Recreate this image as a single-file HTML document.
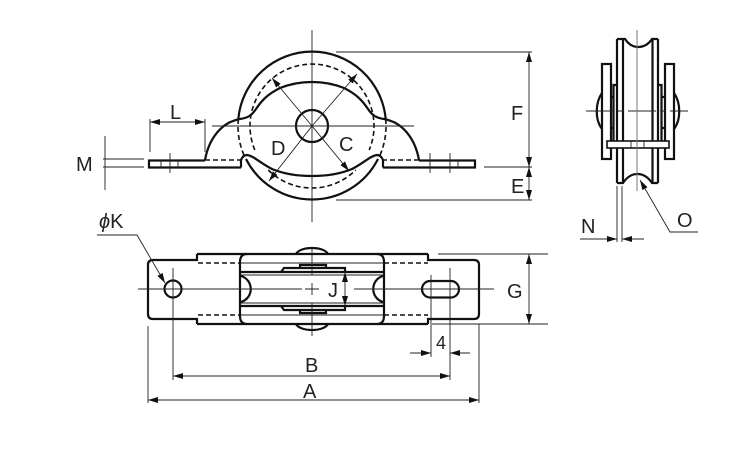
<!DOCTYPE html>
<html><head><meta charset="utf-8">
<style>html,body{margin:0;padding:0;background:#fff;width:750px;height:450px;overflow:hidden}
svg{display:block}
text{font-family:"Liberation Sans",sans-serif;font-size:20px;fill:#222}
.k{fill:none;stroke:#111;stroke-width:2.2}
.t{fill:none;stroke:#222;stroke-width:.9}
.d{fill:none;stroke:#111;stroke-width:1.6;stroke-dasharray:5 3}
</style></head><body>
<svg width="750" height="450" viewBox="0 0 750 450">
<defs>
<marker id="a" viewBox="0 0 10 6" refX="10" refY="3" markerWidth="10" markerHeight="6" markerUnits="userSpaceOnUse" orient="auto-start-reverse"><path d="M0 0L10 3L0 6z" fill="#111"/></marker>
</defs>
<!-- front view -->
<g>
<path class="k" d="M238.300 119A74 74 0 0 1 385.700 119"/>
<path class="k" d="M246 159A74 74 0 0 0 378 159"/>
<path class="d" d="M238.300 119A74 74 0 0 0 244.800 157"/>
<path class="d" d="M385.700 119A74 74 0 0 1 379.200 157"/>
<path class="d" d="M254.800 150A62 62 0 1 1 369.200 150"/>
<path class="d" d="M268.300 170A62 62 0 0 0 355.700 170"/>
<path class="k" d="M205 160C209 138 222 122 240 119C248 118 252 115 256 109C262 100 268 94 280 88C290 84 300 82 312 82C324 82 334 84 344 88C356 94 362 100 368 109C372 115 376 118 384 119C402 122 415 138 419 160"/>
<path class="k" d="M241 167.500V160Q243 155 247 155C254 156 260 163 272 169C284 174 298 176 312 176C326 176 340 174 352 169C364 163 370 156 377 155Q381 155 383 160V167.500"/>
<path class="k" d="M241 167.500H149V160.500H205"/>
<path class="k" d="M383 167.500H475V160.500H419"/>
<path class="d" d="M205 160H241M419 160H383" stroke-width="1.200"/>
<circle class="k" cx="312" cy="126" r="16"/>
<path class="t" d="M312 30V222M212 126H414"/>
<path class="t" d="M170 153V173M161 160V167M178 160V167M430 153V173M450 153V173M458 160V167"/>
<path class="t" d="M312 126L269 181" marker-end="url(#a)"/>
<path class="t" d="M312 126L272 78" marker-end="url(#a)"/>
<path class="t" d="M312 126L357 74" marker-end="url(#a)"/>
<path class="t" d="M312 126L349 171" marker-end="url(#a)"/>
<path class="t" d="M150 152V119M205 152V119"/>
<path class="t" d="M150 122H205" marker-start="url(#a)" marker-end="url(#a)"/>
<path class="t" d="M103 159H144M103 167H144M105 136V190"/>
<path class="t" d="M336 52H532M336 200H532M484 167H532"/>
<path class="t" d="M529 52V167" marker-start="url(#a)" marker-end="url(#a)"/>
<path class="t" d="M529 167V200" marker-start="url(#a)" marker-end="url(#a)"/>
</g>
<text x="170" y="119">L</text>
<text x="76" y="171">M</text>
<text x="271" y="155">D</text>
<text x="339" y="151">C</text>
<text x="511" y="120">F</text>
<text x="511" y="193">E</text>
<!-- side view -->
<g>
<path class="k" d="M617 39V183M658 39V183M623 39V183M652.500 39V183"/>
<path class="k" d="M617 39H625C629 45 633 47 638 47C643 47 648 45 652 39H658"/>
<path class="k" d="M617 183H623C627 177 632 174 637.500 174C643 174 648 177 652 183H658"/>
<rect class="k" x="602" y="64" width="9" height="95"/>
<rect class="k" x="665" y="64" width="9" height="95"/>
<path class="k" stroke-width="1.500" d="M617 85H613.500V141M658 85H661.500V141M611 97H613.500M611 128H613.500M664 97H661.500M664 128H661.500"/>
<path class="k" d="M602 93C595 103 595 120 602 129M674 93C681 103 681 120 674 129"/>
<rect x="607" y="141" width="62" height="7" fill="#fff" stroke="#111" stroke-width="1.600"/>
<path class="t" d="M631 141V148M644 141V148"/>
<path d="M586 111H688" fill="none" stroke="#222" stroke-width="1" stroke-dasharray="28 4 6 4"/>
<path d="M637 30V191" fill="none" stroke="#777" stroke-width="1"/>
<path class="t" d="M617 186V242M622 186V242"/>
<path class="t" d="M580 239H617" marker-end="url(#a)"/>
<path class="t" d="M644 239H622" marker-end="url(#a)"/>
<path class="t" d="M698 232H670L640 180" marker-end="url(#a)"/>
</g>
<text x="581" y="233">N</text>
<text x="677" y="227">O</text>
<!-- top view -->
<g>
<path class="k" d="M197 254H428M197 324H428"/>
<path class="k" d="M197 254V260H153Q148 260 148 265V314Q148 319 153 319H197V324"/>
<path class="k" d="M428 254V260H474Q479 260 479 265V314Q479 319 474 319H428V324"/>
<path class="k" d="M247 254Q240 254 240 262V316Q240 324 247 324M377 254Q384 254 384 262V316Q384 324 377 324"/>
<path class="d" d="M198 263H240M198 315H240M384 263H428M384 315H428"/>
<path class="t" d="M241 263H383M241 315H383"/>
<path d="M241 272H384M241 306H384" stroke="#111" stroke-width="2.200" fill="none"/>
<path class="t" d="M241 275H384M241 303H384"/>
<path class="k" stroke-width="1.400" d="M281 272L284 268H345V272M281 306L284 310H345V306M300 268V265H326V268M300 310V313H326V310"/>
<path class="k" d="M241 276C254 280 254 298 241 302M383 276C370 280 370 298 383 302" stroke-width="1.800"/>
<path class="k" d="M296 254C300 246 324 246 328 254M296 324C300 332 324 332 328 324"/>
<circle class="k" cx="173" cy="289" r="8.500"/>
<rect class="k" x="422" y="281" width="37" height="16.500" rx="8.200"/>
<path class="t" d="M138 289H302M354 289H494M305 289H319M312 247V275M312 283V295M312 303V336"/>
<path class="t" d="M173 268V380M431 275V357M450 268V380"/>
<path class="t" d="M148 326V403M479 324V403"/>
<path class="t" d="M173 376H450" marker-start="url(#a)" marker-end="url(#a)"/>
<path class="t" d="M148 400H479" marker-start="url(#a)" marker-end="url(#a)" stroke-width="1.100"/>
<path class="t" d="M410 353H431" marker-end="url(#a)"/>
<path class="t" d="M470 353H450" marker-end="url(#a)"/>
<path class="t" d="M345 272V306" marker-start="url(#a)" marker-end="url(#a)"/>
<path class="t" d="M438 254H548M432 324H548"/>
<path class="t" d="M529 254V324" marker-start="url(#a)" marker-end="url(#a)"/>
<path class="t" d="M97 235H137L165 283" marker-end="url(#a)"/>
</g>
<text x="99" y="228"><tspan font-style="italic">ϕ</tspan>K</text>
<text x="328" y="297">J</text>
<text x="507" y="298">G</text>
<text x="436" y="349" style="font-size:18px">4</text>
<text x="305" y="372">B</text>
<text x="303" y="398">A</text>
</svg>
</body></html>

-=-=-

Quote the listing above in full, except for the pictures.

Completed exercise:
Recreate this image as a single-file HTML document.
<!DOCTYPE html>
<html><head><meta charset="utf-8">
<style>html,body{margin:0;padding:0;background:#fff;width:750px;height:450px;overflow:hidden}
svg{display:block}
text{font-family:"Liberation Sans",sans-serif;font-size:20px;fill:#222}
.k{fill:none;stroke:#111;stroke-width:2.2}
.t{fill:none;stroke:#222;stroke-width:.9}
.d{fill:none;stroke:#111;stroke-width:1.6;stroke-dasharray:5 3}
</style></head><body>
<svg width="750" height="450" viewBox="0 0 750 450">
<defs>
<marker id="a" viewBox="0 0 10 6" refX="10" refY="3" markerWidth="10" markerHeight="6" markerUnits="userSpaceOnUse" orient="auto-start-reverse"><path d="M0 0L10 3L0 6z" fill="#111"/></marker>
</defs>
<!-- front view -->
<g>
<path class="k" d="M238.300 119A74 74 0 0 1 385.700 119"/>
<path class="k" d="M246 159A74 74 0 0 0 378 159"/>
<path class="d" d="M238.300 119A74 74 0 0 0 244.800 157"/>
<path class="d" d="M385.700 119A74 74 0 0 1 379.200 157"/>
<path class="d" d="M254.800 150A62 62 0 1 1 369.200 150"/>
<path class="d" d="M268.300 170A62 62 0 0 0 355.700 170"/>
<path class="k" d="M205 160C209 138 222 122 240 119C248 118 252 115 256 109C262 100 268 94 280 88C290 84 300 82 312 82C324 82 334 84 344 88C356 94 362 100 368 109C372 115 376 118 384 119C402 122 415 138 419 160"/>
<path class="k" d="M241 167.500V160Q243 155 247 155C254 156 260 163 272 169C284 174 298 176 312 176C326 176 340 174 352 169C364 163 370 156 377 155Q381 155 383 160V167.500"/>
<path class="k" d="M241 167.500H149V160.500H205"/>
<path class="k" d="M383 167.500H475V160.500H419"/>
<path class="d" d="M205 160H241M419 160H383" stroke-width="1.200"/>
<circle class="k" cx="312" cy="126" r="16"/>
<path class="t" d="M312 30V222M212 126H414"/>
<path class="t" d="M170 153V173M161 160V167M178 160V167M430 153V173M450 153V173M458 160V167"/>
<path class="t" d="M312 126L269 181" marker-end="url(#a)"/>
<path class="t" d="M312 126L272 78" marker-end="url(#a)"/>
<path class="t" d="M312 126L357 74" marker-end="url(#a)"/>
<path class="t" d="M312 126L349 171" marker-end="url(#a)"/>
<path class="t" d="M150 152V119M205 152V119"/>
<path class="t" d="M150 122H205" marker-start="url(#a)" marker-end="url(#a)"/>
<path class="t" d="M103 159H144M103 167H144M105 136V190"/>
<path class="t" d="M336 52H532M336 200H532M484 167H532"/>
<path class="t" d="M529 52V167" marker-start="url(#a)" marker-end="url(#a)"/>
<path class="t" d="M529 167V200" marker-start="url(#a)" marker-end="url(#a)"/>
</g>
<text x="170" y="119">L</text>
<text x="76" y="171">M</text>
<text x="271" y="155">D</text>
<text x="339" y="151">C</text>
<text x="511" y="120">F</text>
<text x="511" y="193">E</text>
<!-- side view -->
<g>
<path class="k" d="M617 39V183M658 39V183M623 39V183M652.500 39V183"/>
<path class="k" d="M617 39H625C629 45 633 47 638 47C643 47 648 45 652 39H658"/>
<path class="k" d="M617 183H623C627 177 632 174 637.500 174C643 174 648 177 652 183H658"/>
<rect class="k" x="602" y="64" width="9" height="95"/>
<rect class="k" x="665" y="64" width="9" height="95"/>
<path class="k" stroke-width="1.500" d="M617 85H613.500V141M658 85H661.500V141M611 97H613.500M611 128H613.500M664 97H661.500M664 128H661.500"/>
<path class="k" d="M602 93C595 103 595 120 602 129M674 93C681 103 681 120 674 129"/>
<rect x="607" y="141" width="62" height="7" fill="#fff" stroke="#111" stroke-width="1.600"/>
<path class="t" d="M631 141V148M644 141V148"/>
<path d="M586 111H688" fill="none" stroke="#222" stroke-width="1" stroke-dasharray="28 4 6 4"/>
<path d="M637 30V191" fill="none" stroke="#777" stroke-width="1"/>
<path class="t" d="M617 186V242M622 186V242"/>
<path class="t" d="M580 239H617" marker-end="url(#a)"/>
<path class="t" d="M644 239H622" marker-end="url(#a)"/>
<path class="t" d="M698 232H670L640 180" marker-end="url(#a)"/>
</g>
<text x="581" y="233">N</text>
<text x="677" y="227">O</text>
<!-- top view -->
<g>
<path class="k" d="M197 254H428M197 324H428"/>
<path class="k" d="M197 254V260H153Q148 260 148 265V314Q148 319 153 319H197V324"/>
<path class="k" d="M428 254V260H474Q479 260 479 265V314Q479 319 474 319H428V324"/>
<path class="k" d="M247 254Q240 254 240 262V316Q240 324 247 324M377 254Q384 254 384 262V316Q384 324 377 324"/>
<path class="d" d="M198 263H240M198 315H240M384 263H428M384 315H428"/>
<path class="t" d="M241 263H383M241 315H383"/>
<path d="M241 272H384M241 306H384" stroke="#111" stroke-width="2.200" fill="none"/>
<path class="t" d="M241 275H384M241 303H384"/>
<path class="k" stroke-width="1.400" d="M281 272L284 268H345V272M281 306L284 310H345V306M300 268V265H326V268M300 310V313H326V310"/>
<path class="k" d="M241 276C254 280 254 298 241 302M383 276C370 280 370 298 383 302" stroke-width="1.800"/>
<path class="k" d="M296 254C300 246 324 246 328 254M296 324C300 332 324 332 328 324"/>
<circle class="k" cx="173" cy="289" r="8.500"/>
<rect class="k" x="422" y="281" width="37" height="16.500" rx="8.200"/>
<path class="t" d="M138 289H302M354 289H494M305 289H319M312 247V275M312 283V295M312 303V336"/>
<path class="t" d="M173 268V380M431 275V357M450 268V380"/>
<path class="t" d="M148 326V403M479 324V403"/>
<path class="t" d="M173 376H450" marker-start="url(#a)" marker-end="url(#a)"/>
<path class="t" d="M148 400H479" marker-start="url(#a)" marker-end="url(#a)" stroke-width="1.100"/>
<path class="t" d="M410 353H431" marker-end="url(#a)"/>
<path class="t" d="M470 353H450" marker-end="url(#a)"/>
<path class="t" d="M345 272V306" marker-start="url(#a)" marker-end="url(#a)"/>
<path class="t" d="M438 254H548M432 324H548"/>
<path class="t" d="M529 254V324" marker-start="url(#a)" marker-end="url(#a)"/>
<path class="t" d="M97 235H137L165 283" marker-end="url(#a)"/>
</g>
<text x="99" y="228"><tspan font-style="italic">ϕ</tspan>K</text>
<text x="328" y="297">J</text>
<text x="507" y="298">G</text>
<text x="436" y="349" style="font-size:18px">4</text>
<text x="305" y="372">B</text>
<text x="303" y="398">A</text>
</svg>
</body></html>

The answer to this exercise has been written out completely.